Tree-PLRU is an efficient algorithm to select an item that most likely has not been accessed very recently, given a set of items and a sequence of access events to the items.

This technique is used in the CPU cache of the Intel 486 and in many processors in the PowerPC family, such as Freescale's PowerPC G4 used by Apple Computer.

The algorithm works as follows: consider a binary search tree for the items in question. Each node of the tree has a one-bit flag denoting "go left to insert a pseudo-LRU element" or "go right to insert a pseudo-LRU element". To find a pseudo-LRU element, traverse the tree according to the values of the flags. To update the tree with an access to an item N, traverse the tree to find N and, during the traversal, set the node flags to denote the direction that is opposite to the direction taken.

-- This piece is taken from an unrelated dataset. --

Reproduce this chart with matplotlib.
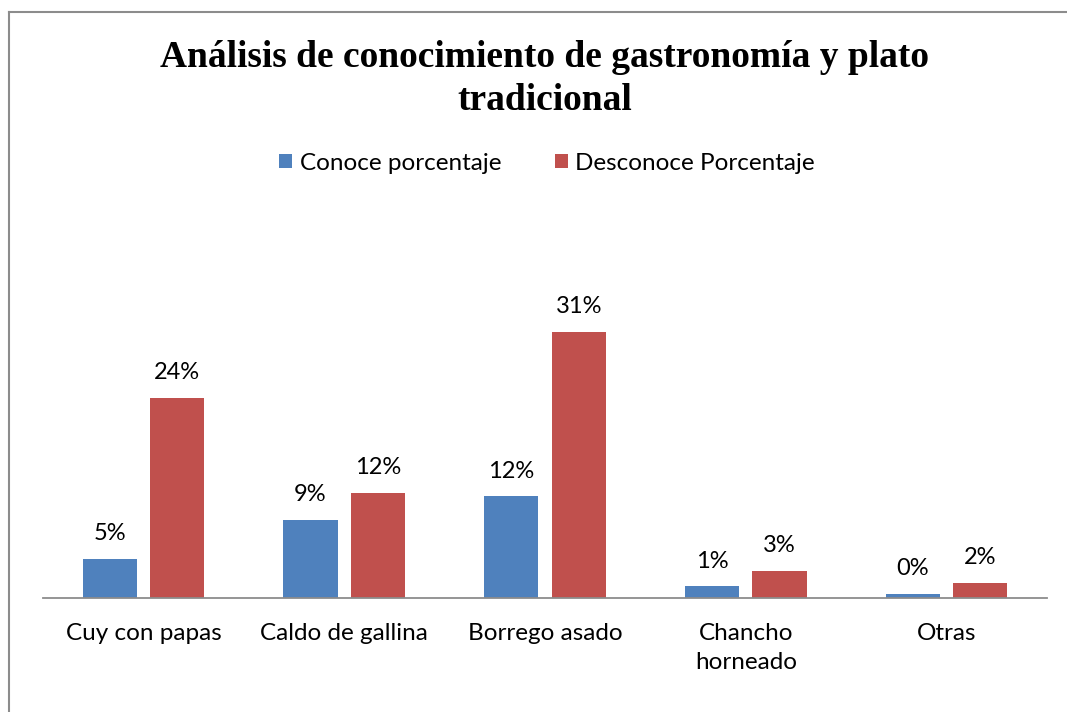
import matplotlib.pyplot as plt
from matplotlib.lines import Line2D

categories = ["Cuy con papas", "Caldo de gallina", "Borrego asado", "Chancho\nhorneado", "Otras"]
conoce = [4.63, 9.22, 11.97, 1.37, 0.47]
desconoce = [23.6, 12.4, 31.4, 3.2, 1.8]
series_names = ["Conoce porcentaje", "Desconoce Porcentaje"]

W, H = 1067, 712
fig = plt.figure(figsize=(W / 100, H / 100), dpi=100)

# outer chart border: only top and left edges show in the picture
border = dict(transform=fig.transFigure, color="#8c8c8c", linewidth=1.5)
fig.lines.append(Line2D([9 / W, 9 / W], [0, 1 - 12 / H], **border))
fig.lines.append(Line2D([9 / W, 1], [1 - 12 / H, 1 - 12 / H], **border))

ax = fig.add_axes([43 / W, (H - 598) / H, (1047 - 43) / W, 297 / H])
x = list(range(len(categories)))
bw = 0.27
b1 = ax.bar([i - 0.168 for i in x], conoce, bw, color="#4f81bd")
b2 = ax.bar([i + 0.168 for i in x], desconoce, bw, color="#c0504d")

for bars, vals in ((b1, conoce), (b2, desconoce)):
    for b, v in zip(bars, vals):
        ax.annotate(f"{v:.0f}%", (b.get_x() + b.get_width() / 2, v),
                    xytext=(0, 10.5), textcoords="offset points",
                    ha="center", va="bottom", fontsize=17, family="Lato")

ax.set_xlim(-0.5, len(categories) - 0.5)
ax.set_ylim(0, 35)
ax.set_yticks([])
ax.set_xticks(x)
ax.set_xticklabels(categories, fontsize=17.5, family="Lato", linespacing=1.45)
ax.tick_params(axis="x", length=0, pad=18)
for s in ("top", "right", "left"):
    ax.spines[s].set_visible(False)
ax.spines["bottom"].set_color("#8c8c8c")
ax.spines["bottom"].set_linewidth(1.3)

fig.text(545 / W, 1 - 79 / H, "Análisis de conocimiento de gastronomía y plato\ntradicional",
         ha="center", va="center", fontsize=27, fontweight="bold",
         family="Liberation Serif", linespacing=1.3)

fig.legend([b1, b2], series_names, loc="center", bbox_to_anchor=(547 / W, 1 - 163 / H),
           ncol=2, frameon=False, prop={"family": "Lato", "size": 17.5},
           handlelength=0.55, handleheight=0.55, handletextpad=0.3, columnspacing=2.2)

fig.savefig("out.png", dpi=100, facecolor="white")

This algorithm can be sub-optimal since it is an approximation. For example, in the above diagram with A, C, B, D cache lines, if the access pattern was: C, B, D, A, on an eviction, B would be chosen instead of C. This is because both A and C are in the same half and accessing A directs the algorithm to the other half that does not contain cache line C.

==Bit-PLRU==

Bit-PLRU stores one status bit for each cache line. These bits are called MRU-bits. Every access to a line sets its MRU-bit to 1, indicating that the
line was recently used. Whenever the last remaining 0 bit of a set's status bits is
set to 1, all other bits are reset to 0. At cache misses, the leftmost line whose MRU-bit is 0 is replaced.